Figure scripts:
.....

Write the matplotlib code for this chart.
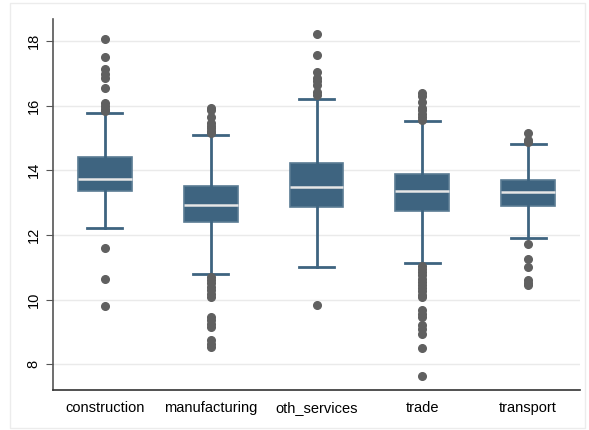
import numpy as np
import matplotlib.pyplot as plt
from matplotlib.patches import Rectangle

plt.rcParams['font.family'] = ['Liberation Sans', 'DejaVu Sans']

sectors = ['construction', 'manufacturing', 'oth_services', 'trade', 'transport']
q1 = [13.36, 12.39, 12.85, 12.75, 12.89]
med = [13.74, 12.91, 13.48, 13.35, 13.32]
q3 = [14.41, 13.52, 14.23, 13.89, 13.70]
whislo = [12.20, 10.78, 11.01, 11.14, 11.91]
whishi = [15.76, 15.09, 16.21, 15.52, 14.82]
fliers = [
    [18.06, 17.50, 17.12, 16.98, 16.86, 16.55, 16.09, 15.99, 15.90, 15.84,
     11.58, 10.62, 9.80],
    [15.92, 15.85, 15.66, 15.45, 15.38, 15.30, 15.22, 15.15,
     10.70, 10.60, 10.50, 10.40, 10.30, 10.18, 10.08, 9.46, 9.38, 9.25, 9.15,
     8.74, 8.62, 8.54],
    [18.23, 17.58, 17.05, 16.85, 16.75, 16.64, 16.43, 16.33, 9.82],
    [16.38, 16.30, 16.12, 15.93, 15.85, 15.75, 15.65, 15.55,
     11.05, 10.95, 10.85, 10.75, 10.65, 10.55, 10.45, 10.35, 10.25, 10.15, 10.08,
     9.67, 9.55, 9.46, 9.20, 9.08, 8.92, 8.49, 7.64],
    [15.16, 14.94, 14.86, 11.72, 11.24, 11.00, 10.60, 10.52, 10.45],
]

stats = []
for i, s in enumerate(sectors):
    stats.append(dict(label=s, q1=q1[i], med=med[i], q3=q3[i],
                      whislo=whislo[i], whishi=whishi[i], fliers=fliers[i]))

blue = '#3e6480'
fig = plt.figure(figsize=(5.89, 4.30), dpi=100)
ax = fig.add_axes([53 / 589, 40 / 430, 527 / 589, 371 / 430])

fig.patches.append(Rectangle((10 / 589, 2 / 430), 575 / 589, 425 / 430,
                             transform=fig.transFigure, fill=False,
                             edgecolor='#ececec', linewidth=1))

ax.bxp(stats, positions=range(1, 6), widths=0.51, patch_artist=True,
       showfliers=True,
       boxprops=dict(facecolor=blue, edgecolor='#5a7b93', linewidth=1.2),
       medianprops=dict(color='#e6e6e6', linewidth=1.8),
       whiskerprops=dict(color=blue, linewidth=2),
       capprops=dict(color=blue, linewidth=2),
       capwidths=0.33,
       flierprops=dict(marker='o', markerfacecolor='#606060',
                       markeredgecolor='#606060', markersize=5.5))

ax.set_xlim(0.51, 5.49)
ax.set_ylim(7.2, 18.68)
ax.set_yticks([8, 10, 12, 14, 16, 18])
ax.grid(axis='y', color='#eaeaea', linewidth=1)
ax.set_axisbelow(True)
for s in ['top', 'right']:
    ax.spines[s].set_visible(False)
ax.spines['left'].set_color('#555555')
ax.spines['bottom'].set_color('#333333')
ax.spines['left'].set_linewidth(1.2)
ax.spines['bottom'].set_linewidth(1.2)
ax.tick_params(axis='x', length=0, labelsize=10.5, pad=8)
ax.tick_params(axis='y', length=5, color='#555555', labelsize=10.5, pad=4)
for t in ax.get_yticklabels():
    t.set_rotation(90)
    t.set_va('center')

fig.savefig('out.png', dpi=100)
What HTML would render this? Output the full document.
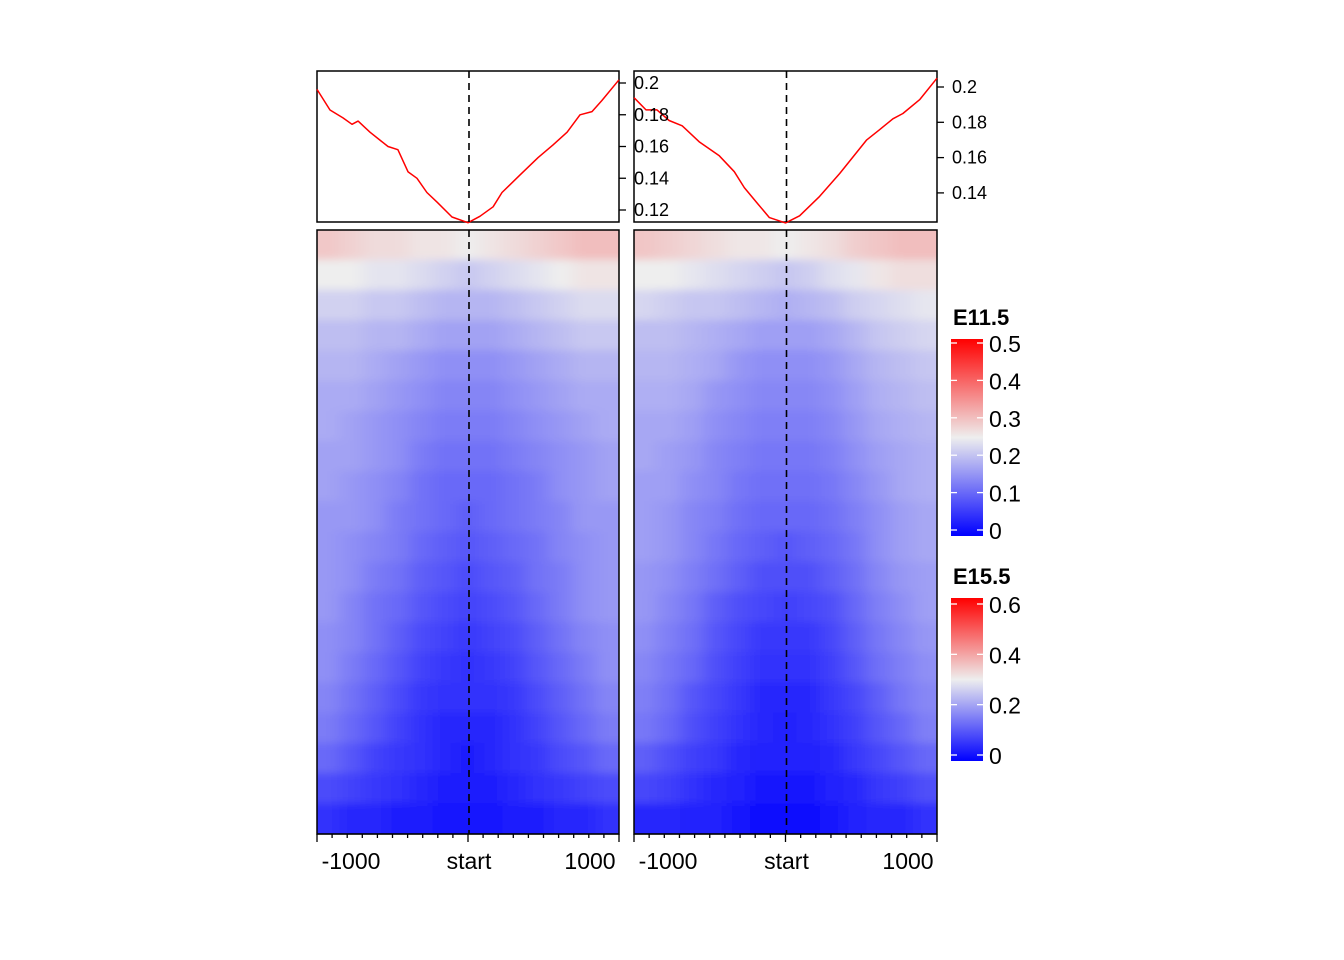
<!DOCTYPE html>
<html><head><meta charset="utf-8"><style>
html,body{margin:0;padding:0;background:#fff;}
svg{display:block;font-family:"Liberation Sans",Arial,sans-serif;}
</style></head><body>
<svg id="chart" width="1344" height="960" viewBox="0 0 1344 960" xmlns="http://www.w3.org/2000/svg">
<defs>
<filter id="soft" x="-0.1" y="-0.1" width="1.2" height="1.2"><feGaussianBlur stdDeviation="8 4"/></filter>
<clipPath id="clipL"><rect x="317" y="230" width="302" height="604"/></clipPath>
<clipPath id="clipR"><rect x="634" y="230" width="303" height="604"/></clipPath>
<linearGradient id="gradA" x1="0" y1="1" x2="0" y2="0">
<stop offset="0" stop-color="#0000ff"/><stop offset="0.5" stop-color="#eeeeee"/><stop offset="1" stop-color="#ff0000"/></linearGradient>
<linearGradient id="gradB" x1="0" y1="1" x2="0" y2="0">
<stop offset="0" stop-color="#0000ff"/><stop offset="0.5" stop-color="#eeeeee"/><stop offset="1" stop-color="#ff0000"/></linearGradient>
</defs>
<g id="layer"></g>
<g id="top"></g>
</svg>
<script>
// profile data (bp positions and mean signal)
const profLeftPos=[-1000,-914,-828,-768,-728,-649,-530,-464,-397,-338,-272,-205,-106,0,79,166,225,344,464,563,656,742,821,887,1000];
const profLeftVal=[0.196,0.183,0.178,0.174,0.176,0.169,0.160,0.158,0.144,0.140,0.131,0.125,0.1156,0.112,0.116,0.122,0.131,0.142,0.153,0.161,0.169,0.180,0.182,0.189,0.202];
const profRightPos=[-1000,-921,-848,-768,-682,-570,-437,-338,-272,-185,-106,0,93,225,358,536,623,709,775,887,1000];
const profRightVal=[0.194,0.187,0.187,0.181,0.178,0.169,0.161,0.152,0.143,0.134,0.126,0.123,0.127,0.138,0.151,0.170,0.176,0.182,0.185,0.193,0.205];
const leftTicks=[0.12,0.14,0.16,0.18,0.2];
const rightTicks=[0.14,0.16,0.18,0.2];
const xTickLabels=["-1000","start","1000"];
const legendATicks=[0,0.1,0.2,0.3,0.4,0.5];
const legendBTicks=[0,0.2,0.4,0.6];
// heatmap matrices (rows top->bottom, 13 bins -1000..1000)
const heatE11=[
[.29,.28,.27,.27,.26,.26,.25,.26,.27,.28,.29,.30,.30],
[.25,.25,.24,.24,.23,.22,.21,.22,.23,.24,.25,.26,.26],
[.22,.22,.21,.21,.20,.19,.19,.19,.20,.21,.22,.23,.23],
[.20,.20,.19,.19,.18,.17,.17,.17,.18,.19,.20,.21,.21],
[.19,.19,.18,.17,.16,.15,.15,.15,.16,.17,.18,.19,.19],
[.18,.18,.17,.16,.15,.14,.14,.14,.15,.16,.17,.18,.18],
[.18,.17,.16,.15,.14,.13,.13,.13,.14,.15,.16,.17,.18],
[.17,.17,.16,.15,.13,.12,.12,.12,.13,.14,.15,.16,.17],
[.17,.16,.15,.14,.12,.11,.11,.11,.12,.13,.15,.16,.17],
[.16,.16,.15,.13,.12,.11,.10,.11,.12,.13,.14,.16,.16],
[.16,.15,.14,.13,.11,.10,.09,.10,.11,.12,.14,.15,.16],
[.16,.15,.13,.12,.10,.09,.08,.09,.10,.12,.13,.15,.16],
[.16,.14,.12,.11,.09,.08,.07,.08,.09,.11,.13,.15,.16],
[.15,.14,.12,.10,.08,.07,.06,.07,.08,.10,.12,.14,.15],
[.15,.13,.11,.09,.07,.06,.05,.06,.07,.09,.11,.13,.15],
[.14,.12,.10,.08,.06,.05,.05,.05,.06,.08,.10,.12,.14],
[.13,.11,.09,.07,.05,.04,.04,.04,.05,.07,.09,.11,.13],
[.11,.09,.07,.06,.05,.04,.03,.04,.05,.06,.08,.09,.11],
[.08,.07,.06,.05,.04,.03,.03,.03,.04,.05,.06,.07,.08],
[.05,.04,.04,.03,.03,.02,.02,.02,.03,.03,.04,.04,.05]];
const heatE15=[
[.35,.34,.33,.32,.31,.31,.30,.31,.32,.34,.35,.36,.36],
[.30,.30,.29,.28,.27,.26,.25,.26,.28,.29,.31,.32,.32],
[.27,.26,.25,.25,.24,.23,.22,.23,.24,.26,.27,.28,.29],
[.24,.24,.23,.22,.21,.20,.20,.20,.21,.23,.25,.26,.27],
[.23,.23,.22,.21,.19,.18,.18,.18,.19,.21,.23,.24,.25],
[.22,.22,.21,.19,.18,.17,.17,.17,.18,.20,.22,.23,.24],
[.21,.21,.20,.18,.17,.16,.16,.16,.17,.19,.21,.22,.23],
[.21,.20,.19,.17,.16,.15,.15,.15,.16,.18,.20,.21,.22],
[.20,.20,.18,.17,.15,.14,.14,.14,.15,.17,.19,.21,.22],
[.20,.19,.17,.16,.14,.13,.13,.13,.14,.16,.18,.20,.21],
[.20,.19,.17,.15,.13,.12,.11,.12,.13,.15,.18,.20,.21],
[.19,.18,.16,.14,.12,.10,.10,.10,.12,.14,.17,.19,.20],
[.19,.17,.15,.12,.10,.09,.08,.09,.10,.13,.16,.18,.20],
[.18,.16,.14,.11,.09,.07,.07,.07,.09,.12,.15,.17,.19],
[.17,.15,.13,.10,.08,.06,.06,.06,.08,.11,.14,.16,.18],
[.16,.14,.11,.09,.07,.05,.05,.05,.07,.09,.12,.15,.17],
[.15,.13,.10,.08,.06,.05,.04,.05,.06,.08,.11,.13,.16],
[.12,.10,.08,.07,.05,.04,.04,.04,.05,.07,.09,.11,.13],
[.09,.08,.06,.05,.04,.03,.03,.03,.04,.05,.07,.08,.10],
[.05,.05,.04,.04,.03,.02,.02,.02,.03,.04,.05,.05,.06]];

const NS="http://www.w3.org/2000/svg";
const layer=document.getElementById('layer');
const topLayer=document.getElementById('top');
function mk(tag,attrs,parent){const e=document.createElementNS(NS,tag);for(const k in attrs)e.setAttribute(k,attrs[k]);(parent||layer).appendChild(e);return e;}
function colorFn(max){return v=>{const m=max/2;let t,a,b;const blue=[0,0,255],mid=[238,238,238],red=[255,0,0];
 if(v<=m){t=Math.max(0,v/m);a=blue;b=mid;}else{t=Math.min(1,(v-m)/m);a=mid;b=red;}
 return `rgb(${Math.round(a[0]+(b[0]-a[0])*t)},${Math.round(a[1]+(b[1]-a[1])*t)},${Math.round(a[2]+(b[2]-a[2])*t)})`;};}

const panels=[
 {x0:317,x1:619,pos:profLeftPos,val:profLeftVal,yTop:0.2,yTopPx:83,pxPer:31.75/0.02,ticks:leftTicks,heat:heatE11,col:colorFn(0.5),clip:'clipL',name:'e11-5'},
 {x0:634,x1:937,pos:profRightPos,val:profRightVal,yTop:0.2,yTopPx:87,pxPer:35.3/0.02,ticks:rightTicks,heat:heatE15,col:colorFn(0.6),clip:'clipR',name:'e15-5'}];
const hy0=230,hy1=834,py0=71,py1=222,PAD=25;

panels.forEach(p=>{
 const xs=bp=>p.x0+(bp+1000)/2000*(p.x1-p.x0);
 const ys=v=>p.yTopPx+(p.yTop-v)*p.pxPer;
 // heatmap
 const g=mk('g',{'clip-path':`url(#${p.clip})`});
 
 
 const inner=mk('g',{filter:'url(#soft)'},g);
 const nr=p.heat.length,nc=p.heat[0].length;
 const cw=(p.x1-p.x0)/nc,ch=(hy1-hy0)/nr;
 p.heat.forEach((row,i)=>row.forEach((v,j)=>{
  let x=p.x0+j*cw-0.5,y=hy0+i*ch-0.5,w=cw+1,h=ch+1;
  if(j===0){x-=PAD;w+=PAD;} if(j===nc-1){w+=PAD;}
  if(i===0){y-=PAD;h+=PAD;} if(i===nr-1){h+=PAD;}
  const r=mk('rect',{x:x.toFixed(2),y:y.toFixed(2),width:w.toFixed(2),height:h.toFixed(2),fill:p.col(v)},inner);
  
  
 }));
 const hb=mk('rect',{x:p.x0,y:hy0,width:p.x1-p.x0,height:hy1-hy0,fill:'none',stroke:'#000','stroke-width':1.5});
 
 
 // profile
 const pf=mk('rect',{x:p.x0,y:py0,width:p.x1-p.x0,height:py1-py0,fill:'#fff',stroke:'#000','stroke-width':1.5});
 
 
 const d=p.pos.map((b,i)=>(i?'L':'M')+xs(b).toFixed(1)+' '+ys(p.val[i]).toFixed(1)).join(' ');
 const line=mk('path',{d:d,fill:'none',stroke:'#ff0000','stroke-width':1.5,'stroke-linejoin':'round'});
 
 
 const cx=xs(0)+1;
 const dl=mk('line',{x1:cx,y1:py0,x2:cx,y2:py1,stroke:'#000','stroke-width':1.6,'stroke-dasharray':'7 5'});
 
 
 const dl2=mk('line',{x1:cx,y1:hy0,x2:cx,y2:hy1,stroke:'#000','stroke-width':1.6,'stroke-dasharray':'7 5'});
 
 
 // profile y axis (right) — drawn on top layer
 p.ticks.forEach(t=>{
  const y=ys(t);
  mk('line',{x1:p.x1,y1:y,x2:p.x1+7,y2:y,stroke:'#000','stroke-width':1.3},topLayer);
  const tx=mk('text',{x:p.x1+15,y:y+6,'font-size':18,fill:'#000'},topLayer);
  tx.textContent=String(t);
  
  
 });
 // x axis
 mk('line',{x1:p.x0,y1:hy1,x2:p.x1,y2:hy1,stroke:'#000','stroke-width':1.3});
 for(let b=-1000;b<=1000;b+=100){const x=xs(b);const major=(b%1000===0);mk('line',{x1:x,y1:hy1,x2:x,y2:hy1+(major?8:4),stroke:'#000','stroke-width':1.3});}
 [-1000,0,1000].forEach((b,i)=>{
  let x=xs(b)+1; if(i===0)x+=33; if(i===2)x-=30;
  const tx=mk('text',{x:x,y:869,'font-size':23,'text-anchor':'middle',fill:'#000'});
  tx.textContent=xTickLabels[i];
  
  
 });
});

// legends
function legend(title,ty,barTop,barBot,tickTop,tickBot,maxV,ticks,grad,name){
 const t=mk('text',{x:953,y:ty,'font-size':22,'font-weight':'bold',fill:'#000'});
 t.textContent=title;
 
 
 const bar=mk('rect',{x:951,y:barTop,width:32,height:barBot-barTop,fill:`url(#${grad})`});
 
 
 ticks.forEach(v=>{
  const y=tickBot-(v/maxV)*(tickBot-tickTop);
  mk('line',{x1:951,y1:y,x2:957,y2:y,stroke:'#fff','stroke-width':1.3});
  mk('line',{x1:977,y1:y,x2:983,y2:y,stroke:'#fff','stroke-width':1.3});
  const tx=mk('text',{x:989,y:y+9,'font-size':23,fill:'#000'});
  tx.textContent=String(v);
  
  
 });
}
legend('E11.5',325,339,536,343,530,0.5,legendATicks,'gradA','e11-5');
legend('E15.5',584,598,761,604,755,0.6,legendBTicks,'gradB','e15-5');
</script>
</body></html>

.....

→ Instructions to follow: Restate the lines of the records exactly, starting at the first and stopping after the line with "plt.rcParams['font.family'] = ['Liberation". Leave out any picture.

→ The reply:
Write the matplotlib code for this chart.
import numpy as np
import matplotlib.pyplot as plt
from matplotlib.patches import Rectangle

plt.rcParams['font.family'] = ['Liberation Sans', 'DejaVu Sans']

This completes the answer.